What to work on.
Without the pictures, print the lines running from the beginning of the material to the line containing "cax = fig.add_axes([800", both ends included.

Data extract.
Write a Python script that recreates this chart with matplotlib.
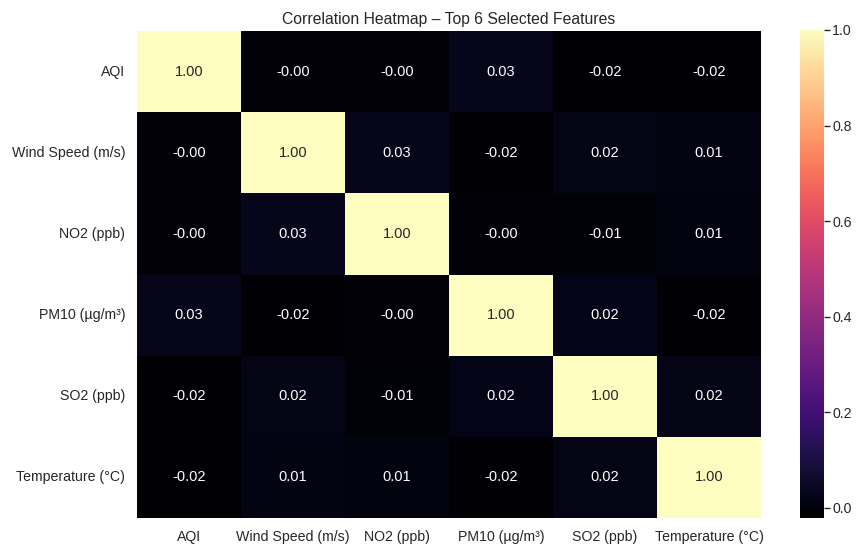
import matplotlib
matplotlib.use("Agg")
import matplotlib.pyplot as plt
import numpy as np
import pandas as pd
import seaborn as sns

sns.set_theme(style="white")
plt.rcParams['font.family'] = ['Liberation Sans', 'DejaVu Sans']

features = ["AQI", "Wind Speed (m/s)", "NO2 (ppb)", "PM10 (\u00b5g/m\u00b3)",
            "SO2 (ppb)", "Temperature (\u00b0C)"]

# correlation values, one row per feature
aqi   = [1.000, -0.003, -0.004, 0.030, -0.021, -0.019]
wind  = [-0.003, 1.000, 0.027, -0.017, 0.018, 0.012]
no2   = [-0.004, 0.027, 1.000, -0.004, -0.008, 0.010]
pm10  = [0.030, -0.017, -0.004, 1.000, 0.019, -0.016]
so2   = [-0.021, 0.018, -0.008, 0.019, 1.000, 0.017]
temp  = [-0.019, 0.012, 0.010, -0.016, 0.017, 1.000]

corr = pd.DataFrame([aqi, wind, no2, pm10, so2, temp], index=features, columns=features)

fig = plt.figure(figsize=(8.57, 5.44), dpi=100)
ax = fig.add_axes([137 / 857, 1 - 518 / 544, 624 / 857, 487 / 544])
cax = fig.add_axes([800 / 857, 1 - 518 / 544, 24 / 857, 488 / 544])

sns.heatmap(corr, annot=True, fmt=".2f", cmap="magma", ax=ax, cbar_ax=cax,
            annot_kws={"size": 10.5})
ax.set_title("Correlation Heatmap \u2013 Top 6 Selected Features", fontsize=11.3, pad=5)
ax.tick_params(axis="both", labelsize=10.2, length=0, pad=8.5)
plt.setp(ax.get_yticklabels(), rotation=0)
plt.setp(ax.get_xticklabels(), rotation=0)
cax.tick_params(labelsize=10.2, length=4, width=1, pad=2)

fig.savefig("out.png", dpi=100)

Written response.
Write a Python script that recreates this chart with matplotlib.
import matplotlib
matplotlib.use("Agg")
import matplotlib.pyplot as plt
import numpy as np
import pandas as pd
import seaborn as sns

sns.set_theme(style="white")
plt.rcParams['font.family'] = ['Liberation Sans', 'DejaVu Sans']

features = ["AQI", "Wind Speed (m/s)", "NO2 (ppb)", "PM10 (\u00b5g/m\u00b3)",
            "SO2 (ppb)", "Temperature (\u00b0C)"]

# correlation values, one row per feature
aqi   = [1.000, -0.003, -0.004, 0.030, -0.021, -0.019]
wind  = [-0.003, 1.000, 0.027, -0.017, 0.018, 0.012]
no2   = [-0.004, 0.027, 1.000, -0.004, -0.008, 0.010]
pm10  = [0.030, -0.017, -0.004, 1.000, 0.019, -0.016]
so2   = [-0.021, 0.018, -0.008, 0.019, 1.000, 0.017]
temp  = [-0.019, 0.012, 0.010, -0.016, 0.017, 1.000]

corr = pd.DataFrame([aqi, wind, no2, pm10, so2, temp], index=features, columns=features)

fig = plt.figure(figsize=(8.57, 5.44), dpi=100)
ax = fig.add_axes([137 / 857, 1 - 518 / 544, 624 / 857, 487 / 544])
cax = fig.add_axes([800 / 857, 1 - 518 / 544, 24 / 857, 488 / 544])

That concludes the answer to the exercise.